Plus, why art museums should invest their billion-dollar endowments more ethically and staff get tattoos of Rio's fire-ravaged museum.

Natalia Goncharova A Model (against a Blue Background) (1909–10). Moscow, State Tretyakov Gallery. Copyright Natalia Goncharova, by SIAE 2019.

Art Industry News is a daily digest of the most consequential developments coming out of the art world and art market. Here’s what you need to know this Tuesday, September 3.

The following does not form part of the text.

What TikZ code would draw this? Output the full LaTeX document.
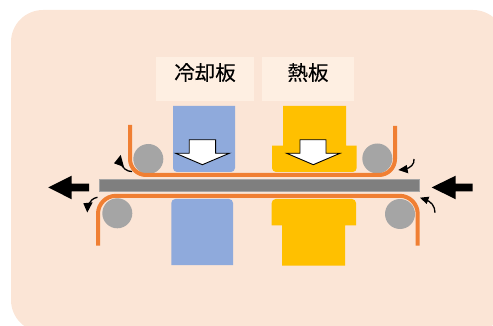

Kaiser’s Heir Makes Waves With Restitution Claims – An heir of the last German Kaiser has quietly removed a bust and three paintings that have been on loan to Berlin’s Charlottenburg Palace. The controversial move emerged as the Hohenzollern heir, Georg Friedrich, pushes to reclaim thousands of works of art in public collections, as well as former royal residences of the Hohenzollerns. The news first reported by Der Spiegel has sparked a furious reaction against the former royal family in Germany. The Left Party has launched a petition under the headline “No gifts for the Hohenzollerns!” George Friedrich denies that the family will “endanger objects on public display in museums” but he has not ruled out pursuing its claims through the courts. He also wants a Hohenzollern museum in Berlin, according to Die Welt am Sonntag. (The Art Newspaper)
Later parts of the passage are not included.